Delaware State University is reportedly defending its decision to cut the women’s equestrian team by claiming it nevertheless complies with prong two: the compliance test that requires a university to show a history and continuing practice of expanding women’s athletics. The problem with DSU’s prong two argument is that all courts that have considered whether cuts to women’s teams violate Title IX have recognized that cutting a viable women’s team necessarily violates prong two: reducing opportunities
This is the tradeoff for the flexibility prong two provides in the first place: schools don’t have to achieve proportionality (prong 1) or full accommodation of interests (prong 3) overnight; they will not violate the law if they are working towards those goals by program expansion. But this flexibility is not boundless: it does not allow a university to stall (hence, “continuing” practice) and it does not allow a university to backslide by cutting a viable women’s program. Rather, as the First Circuit said in Cohen v. Brown, it requires a university to “march uninterruptedly in the direction of equal athletic opportunity.” More recently, the district court in Connecticut articulated an identical interpretation of prong two when it held that Quinnipiac University necessarily did not show a history and continuing practice of program expansion after it cut its viable women’s volleyball team: “That is because, by eliminating a women’s team while there is sufficient interest to field one, the University will have failed to demonstrate that it is committed to expanding opportunities for the underrepresented gender – women.”

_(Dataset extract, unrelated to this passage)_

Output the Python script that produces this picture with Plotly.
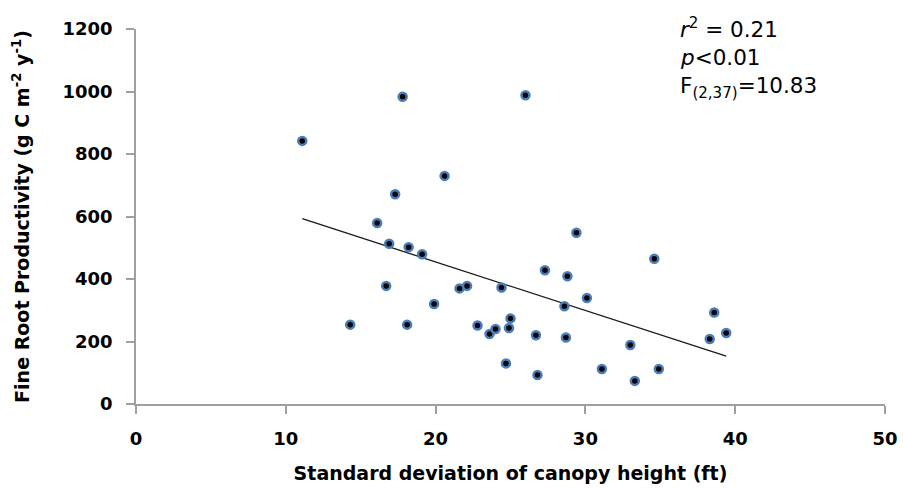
import plotly.graph_objects as go

sd_canopy_height = [11.1, 17.8, 20.6, 17.3, 16.1, 16.9, 18.2, 19.1, 26.0, 29.4, 34.6,
                    16.7, 14.3, 18.1, 19.9, 21.6, 22.1, 22.8, 27.3, 28.8, 24.4, 30.1,
                    28.6, 25.0, 23.6, 24.0, 24.9, 26.7, 28.7, 33.0, 38.6, 38.3, 39.4,
                    24.7, 26.8, 31.1, 33.3, 34.9]
root_productivity = [842, 983, 730, 671, 579, 513, 502, 479, 988, 548, 465,
                     378, 254, 254, 320, 370, 378, 251, 428, 409, 373, 339,
                     313, 274, 224, 240, 243, 220, 213, 189, 293, 208, 227,
                     130, 93, 112, 74, 112]

# Fitted trend line endpoints as shown in the reference
trend_x = [11.1, 39.4]
trend_y = [593, 153]

x_ticks = [0, 10, 20, 30, 40, 50]
y_ticks = [0, 200, 400, 600, 800, 1000, 1200]

stats_lines = ["<i>r</i><sup>2</sup> = 0.21", "<i>p</i>&lt;0.01", "F<sub>(2,37)</sub>=10.83"]

FONT = "DejaVu Sans"
AXIS_GREY = "#A0A0A0"

fig = go.Figure()
fig.add_trace(go.Scatter(
    x=trend_x, y=trend_y, mode="lines",
    line=dict(color="#1a1a1a", width=1.3),
    showlegend=False, hoverinfo="skip",
))
fig.add_trace(go.Scatter(
    x=sd_canopy_height, y=root_productivity, mode="markers",
    marker=dict(size=8, color="black", line=dict(color="#4A7EBB", width=2.5)),
    showlegend=False,
))

ann_y = [1.003, 0.923, 0.843]
for txt, yy in zip(stats_lines, ann_y):
    fig.add_annotation(
        text=txt, xref="paper", yref="paper", x=0.7236, y=yy,
        xanchor="left", yanchor="middle", showarrow=False,
        font=dict(family=FONT, size=21.5, color="black"),
    )

fig.update_layout(
    width=903, height=491,
    margin=dict(l=136, r=18, t=29, b=87),
    paper_bgcolor="white", plot_bgcolor="white",
    font=dict(family=FONT, color="black"),
    xaxis=dict(
        range=[0, 50], tickvals=x_ticks, ticktext=[str(v) for v in x_ticks],
        showgrid=False, zeroline=False, automargin=False,
        showline=True, linecolor=AXIS_GREY, linewidth=1.5,
        ticks="outside", ticklen=8, tickcolor=AXIS_GREY, tickwidth=1.5,
        ticklabelstandoff=10,
        tickfont=dict(family=FONT, size=18, color="black", weight="bold"),
        title=dict(text="Standard deviation of canopy height (ft)",
                   font=dict(family=FONT, size=19, color="black", weight="bold"),
                   standoff=18),
    ),
    yaxis=dict(
        range=[0, 1200], tickvals=y_ticks, ticktext=[str(v) for v in y_ticks],
        showgrid=False, zeroline=False, automargin=False,
        showline=True, linecolor=AXIS_GREY, linewidth=1.5,
        ticks="outside", ticklen=8, tickcolor=AXIS_GREY, tickwidth=1.5,
        ticklabelstandoff=10,
        tickfont=dict(family=FONT, size=18, color="black", weight="bold"),
        title=dict(text="Fine Root Productivity (g C m<sup>-2</sup> y<sup>-1</sup>)",
                   font=dict(family=FONT, size=19, color="black", weight="bold"),
                   standoff=28),
    ),
)

fig.write_html(
    "out.html",
    config={"displayModeBar": False},
    post_script="document.body.style.margin='0';document.body.style.overflow='hidden';",
)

Coincidentally, it looks like the court’s prong two interpretation is not the only reason to compare DSU’s case to Quinnipiac’s. DSU’s second defense of its decision to cut equestrian is the announcement of plans to add a competitive cheer team. However, this does not change a court’s likely outcome on the prong 2 question. As long as one sex (here, women) are underrepresented in athletics, prong 2 compliance means the University has to keep its viable programs AND add new ones. Cutting-and-adding does not count.
A second issue is whether adding cheer put the university in compliance with prong 1. If so the prong 2 argument is not necessary. But putting aside the obvious argument that DSU should not be able to count cheer opportunities that don’t yet exist, there is no way DSU will satisfy prong 1 by adding cheer. The disparity between the percentage of women students and women’s athletic opportunities is so severe that by my calculation, DSU would have to add 156 cheer athletes– more than doubling the current number of women’s athletic opportunities — to comply with prong 1. Surely this is not what DSU is planning. If it is, it’s got other problems, as courts have started to crack down on universities that manipulate prong 1 calculation by padding the rosters of women’s teams.
In sum, I continue to predict that this case will resolve quickly and in favor of the present and recruited equestrians who have filed suit against DSU.